### EXERCISE PROMPT
Pictures within the data are to be left out; everything else must be reproduced exactly.

### SOURCE EXCERPT
══════════════════════════════

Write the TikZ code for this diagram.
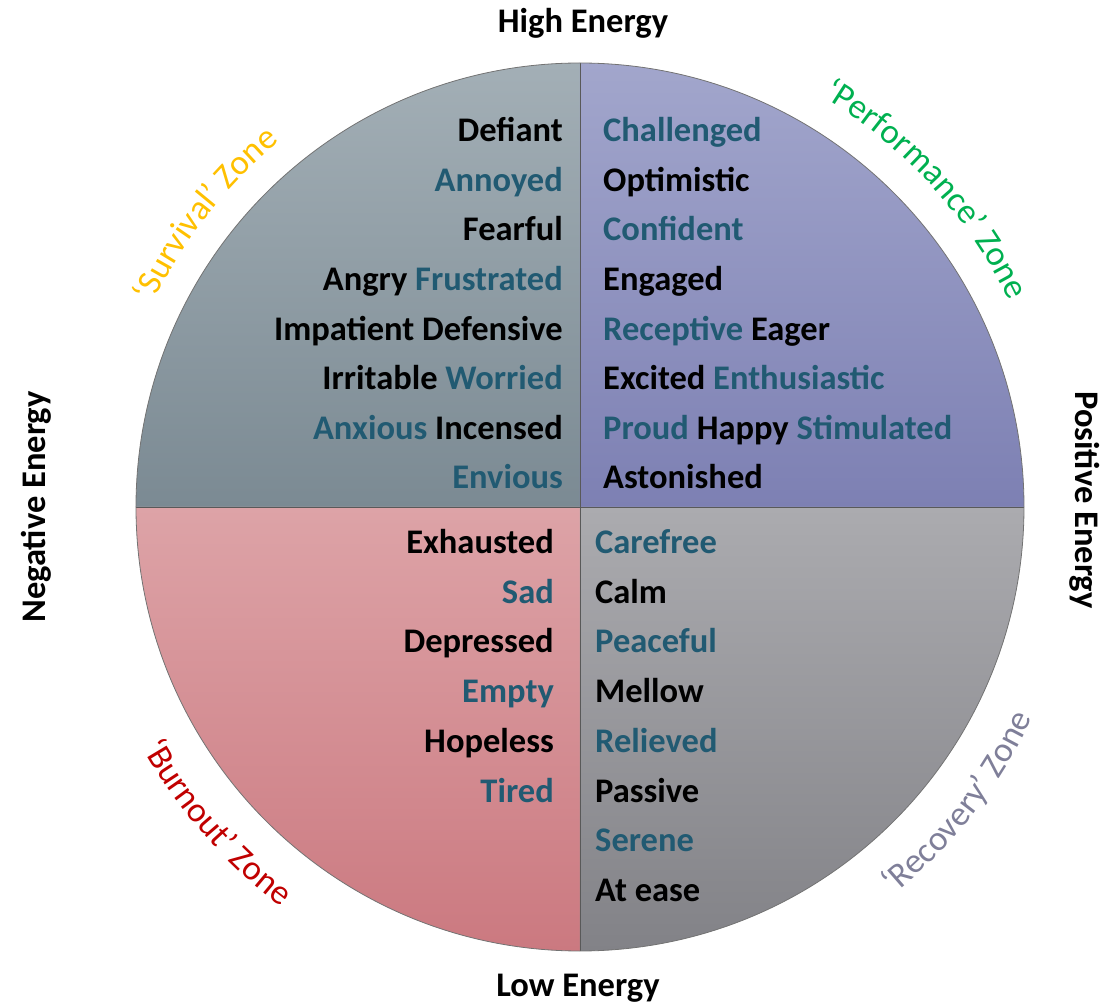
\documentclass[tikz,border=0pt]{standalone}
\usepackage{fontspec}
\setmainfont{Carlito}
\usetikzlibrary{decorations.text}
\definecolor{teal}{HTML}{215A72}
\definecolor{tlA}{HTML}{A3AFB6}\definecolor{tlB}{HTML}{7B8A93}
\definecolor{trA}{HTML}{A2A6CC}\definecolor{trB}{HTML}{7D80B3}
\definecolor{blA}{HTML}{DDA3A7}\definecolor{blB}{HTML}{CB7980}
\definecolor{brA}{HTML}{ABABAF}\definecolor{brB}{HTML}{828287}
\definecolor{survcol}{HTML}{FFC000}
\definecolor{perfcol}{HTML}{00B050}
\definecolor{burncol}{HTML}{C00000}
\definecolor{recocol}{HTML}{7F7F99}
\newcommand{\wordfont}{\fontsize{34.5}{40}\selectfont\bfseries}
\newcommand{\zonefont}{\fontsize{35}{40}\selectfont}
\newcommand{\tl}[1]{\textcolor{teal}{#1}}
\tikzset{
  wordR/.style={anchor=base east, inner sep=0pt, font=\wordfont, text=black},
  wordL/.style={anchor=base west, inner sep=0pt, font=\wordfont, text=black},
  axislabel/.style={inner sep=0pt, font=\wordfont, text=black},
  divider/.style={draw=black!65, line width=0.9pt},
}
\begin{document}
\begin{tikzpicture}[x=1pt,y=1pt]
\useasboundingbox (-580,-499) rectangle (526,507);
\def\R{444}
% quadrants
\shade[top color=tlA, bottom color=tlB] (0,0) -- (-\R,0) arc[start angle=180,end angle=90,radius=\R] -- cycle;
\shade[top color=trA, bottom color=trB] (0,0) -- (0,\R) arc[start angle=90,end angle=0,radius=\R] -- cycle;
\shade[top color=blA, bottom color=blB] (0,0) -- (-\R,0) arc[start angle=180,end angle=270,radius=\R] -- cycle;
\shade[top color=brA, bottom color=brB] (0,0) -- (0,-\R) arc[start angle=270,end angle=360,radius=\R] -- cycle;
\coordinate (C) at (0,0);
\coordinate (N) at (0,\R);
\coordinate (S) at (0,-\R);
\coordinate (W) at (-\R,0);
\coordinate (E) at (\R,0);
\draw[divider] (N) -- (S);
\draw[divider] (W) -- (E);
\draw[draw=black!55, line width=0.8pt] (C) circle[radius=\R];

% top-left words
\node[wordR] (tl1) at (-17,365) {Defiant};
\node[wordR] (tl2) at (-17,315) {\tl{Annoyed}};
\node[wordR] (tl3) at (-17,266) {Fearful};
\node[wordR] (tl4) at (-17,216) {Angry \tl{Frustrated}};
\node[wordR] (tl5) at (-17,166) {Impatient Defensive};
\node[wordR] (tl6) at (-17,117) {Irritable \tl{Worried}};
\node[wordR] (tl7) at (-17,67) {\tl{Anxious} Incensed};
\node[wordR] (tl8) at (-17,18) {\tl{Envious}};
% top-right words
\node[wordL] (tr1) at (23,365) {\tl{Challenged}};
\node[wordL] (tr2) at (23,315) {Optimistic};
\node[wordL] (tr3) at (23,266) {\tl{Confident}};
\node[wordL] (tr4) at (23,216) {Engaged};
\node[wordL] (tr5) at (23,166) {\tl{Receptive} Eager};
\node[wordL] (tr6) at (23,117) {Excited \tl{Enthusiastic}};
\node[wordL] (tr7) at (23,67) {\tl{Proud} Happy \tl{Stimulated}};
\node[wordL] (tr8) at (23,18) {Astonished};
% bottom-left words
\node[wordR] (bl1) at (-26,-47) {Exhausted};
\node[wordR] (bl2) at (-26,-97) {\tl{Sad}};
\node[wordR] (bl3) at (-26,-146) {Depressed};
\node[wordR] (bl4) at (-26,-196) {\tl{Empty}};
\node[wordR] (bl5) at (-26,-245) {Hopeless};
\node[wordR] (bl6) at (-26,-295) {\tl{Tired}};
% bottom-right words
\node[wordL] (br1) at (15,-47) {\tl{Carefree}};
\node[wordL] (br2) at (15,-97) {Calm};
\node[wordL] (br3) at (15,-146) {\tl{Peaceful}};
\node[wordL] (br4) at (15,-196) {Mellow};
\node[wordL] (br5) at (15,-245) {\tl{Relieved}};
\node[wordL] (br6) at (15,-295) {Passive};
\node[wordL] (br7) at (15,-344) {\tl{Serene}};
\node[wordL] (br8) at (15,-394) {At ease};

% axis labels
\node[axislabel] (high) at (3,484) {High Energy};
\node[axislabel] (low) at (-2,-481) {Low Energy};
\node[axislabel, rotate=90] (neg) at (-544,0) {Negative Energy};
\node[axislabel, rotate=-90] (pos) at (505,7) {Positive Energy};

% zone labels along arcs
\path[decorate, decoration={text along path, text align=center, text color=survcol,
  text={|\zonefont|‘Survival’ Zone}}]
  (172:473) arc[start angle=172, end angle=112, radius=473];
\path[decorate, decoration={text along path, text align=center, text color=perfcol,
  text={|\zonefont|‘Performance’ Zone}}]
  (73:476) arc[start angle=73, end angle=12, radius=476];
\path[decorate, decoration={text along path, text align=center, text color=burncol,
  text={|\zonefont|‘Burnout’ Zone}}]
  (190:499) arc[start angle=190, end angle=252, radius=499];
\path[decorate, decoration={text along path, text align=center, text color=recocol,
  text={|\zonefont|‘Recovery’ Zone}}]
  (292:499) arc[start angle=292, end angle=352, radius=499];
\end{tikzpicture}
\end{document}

══════════════════════════════

### EXPECTED OUTPUT
Write the TikZ code for this diagram.
\documentclass[tikz,border=0pt]{standalone}
\usepackage{fontspec}
\setmainfont{Carlito}
\usetikzlibrary{decorations.text}
\definecolor{teal}{HTML}{215A72}
\definecolor{tlA}{HTML}{A3AFB6}\definecolor{tlB}{HTML}{7B8A93}
\definecolor{trA}{HTML}{A2A6CC}\definecolor{trB}{HTML}{7D80B3}
\definecolor{blA}{HTML}{DDA3A7}\definecolor{blB}{HTML}{CB7980}
\definecolor{brA}{HTML}{ABABAF}\definecolor{brB}{HTML}{828287}
\definecolor{survcol}{HTML}{FFC000}
\definecolor{perfcol}{HTML}{00B050}
\definecolor{burncol}{HTML}{C00000}
\definecolor{recocol}{HTML}{7F7F99}
\newcommand{\wordfont}{\fontsize{34.5}{40}\selectfont\bfseries}
\newcommand{\zonefont}{\fontsize{35}{40}\selectfont}
\newcommand{\tl}[1]{\textcolor{teal}{#1}}
\tikzset{
  wordR/.style={anchor=base east, inner sep=0pt, font=\wordfont, text=black},
  wordL/.style={anchor=base west, inner sep=0pt, font=\wordfont, text=black},
  axislabel/.style={inner sep=0pt, font=\wordfont, text=black},
  divider/.style={draw=black!65, line width=0.9pt},
}
\begin{document}
\begin{tikzpicture}[x=1pt,y=1pt]
\useasboundingbox (-580,-499) rectangle (526,507);
\def\R{444}
% quadrants
\shade[top color=tlA, bottom color=tlB] (0,0) -- (-\R,0) arc[start angle=180,end angle=90,radius=\R] -- cycle;
\shade[top color=trA, bottom color=trB] (0,0) -- (0,\R) arc[start angle=90,end angle=0,radius=\R] -- cycle;
\shade[top color=blA, bottom color=blB] (0,0) -- (-\R,0) arc[start angle=180,end angle=270,radius=\R] -- cycle;
\shade[top color=brA, bottom color=brB] (0,0) -- (0,-\R) arc[start angle=270,end angle=360,radius=\R] -- cycle;
\coordinate (C) at (0,0);
\coordinate (N) at (0,\R);
\coordinate (S) at (0,-\R);
\coordinate (W) at (-\R,0);
\coordinate (E) at (\R,0);
\draw[divider] (N) -- (S);
\draw[divider] (W) -- (E);
\draw[draw=black!55, line width=0.8pt] (C) circle[radius=\R];

% top-left words
\node[wordR] (tl1) at (-17,365) {Defiant};
\node[wordR] (tl2) at (-17,315) {\tl{Annoyed}};
\node[wordR] (tl3) at (-17,266) {Fearful};
\node[wordR] (tl4) at (-17,216) {Angry \tl{Frustrated}};
\node[wordR] (tl5) at (-17,166) {Impatient Defensive};
\node[wordR] (tl6) at (-17,117) {Irritable \tl{Worried}};
\node[wordR] (tl7) at (-17,67) {\tl{Anxious} Incensed};
\node[wordR] (tl8) at (-17,18) {\tl{Envious}};
% top-right words
\node[wordL] (tr1) at (23,365) {\tl{Challenged}};
\node[wordL] (tr2) at (23,315) {Optimistic};
\node[wordL] (tr3) at (23,266) {\tl{Confident}};
\node[wordL] (tr4) at (23,216) {Engaged};
\node[wordL] (tr5) at (23,166) {\tl{Receptive} Eager};
\node[wordL] (tr6) at (23,117) {Excited \tl{Enthusiastic}};
\node[wordL] (tr7) at (23,67) {\tl{Proud} Happy \tl{Stimulated}};
\node[wordL] (tr8) at (23,18) {Astonished};
% bottom-left words
\node[wordR] (bl1) at (-26,-47) {Exhausted};
\node[wordR] (bl2) at (-26,-97) {\tl{Sad}};
\node[wordR] (bl3) at (-26,-146) {Depressed};
\node[wordR] (bl4) at (-26,-196) {\tl{Empty}};
\node[wordR] (bl5) at (-26,-245) {Hopeless};
\node[wordR] (bl6) at (-26,-295) {\tl{Tired}};
% bottom-right words
\node[wordL] (br1) at (15,-47) {\tl{Carefree}};
\node[wordL] (br2) at (15,-97) {Calm};
\node[wordL] (br3) at (15,-146) {\tl{Peaceful}};
\node[wordL] (br4) at (15,-196) {Mellow};
\node[wordL] (br5) at (15,-245) {\tl{Relieved}};
\node[wordL] (br6) at (15,-295) {Passive};
\node[wordL] (br7) at (15,-344) {\tl{Serene}};
\node[wordL] (br8) at (15,-394) {At ease};

% axis labels
\node[axislabel] (high) at (3,484) {High Energy};
\node[axislabel] (low) at (-2,-481) {Low Energy};
\node[axislabel, rotate=90] (neg) at (-544,0) {Negative Energy};
\node[axislabel, rotate=-90] (pos) at (505,7) {Positive Energy};

% zone labels along arcs
\path[decorate, decoration={text along path, text align=center, text color=survcol,
  text={|\zonefont|‘Survival’ Zone}}]
  (172:473) arc[start angle=172, end angle=112, radius=473];
\path[decorate, decoration={text along path, text align=center, text color=perfcol,
  text={|\zonefont|‘Performance’ Zone}}]
  (73:476) arc[start angle=73, end angle=12, radius=476];
\path[decorate, decoration={text along path, text align=center, text color=burncol,
  text={|\zonefont|‘Burnout’ Zone}}]
  (190:499) arc[start angle=190, end angle=252, radius=499];
\path[decorate, decoration={text along path, text align=center, text color=recocol,
  text={|\zonefont|‘Recovery’ Zone}}]
  (292:499) arc[start angle=292, end angle=352, radius=499];
\end{tikzpicture}
\end{document}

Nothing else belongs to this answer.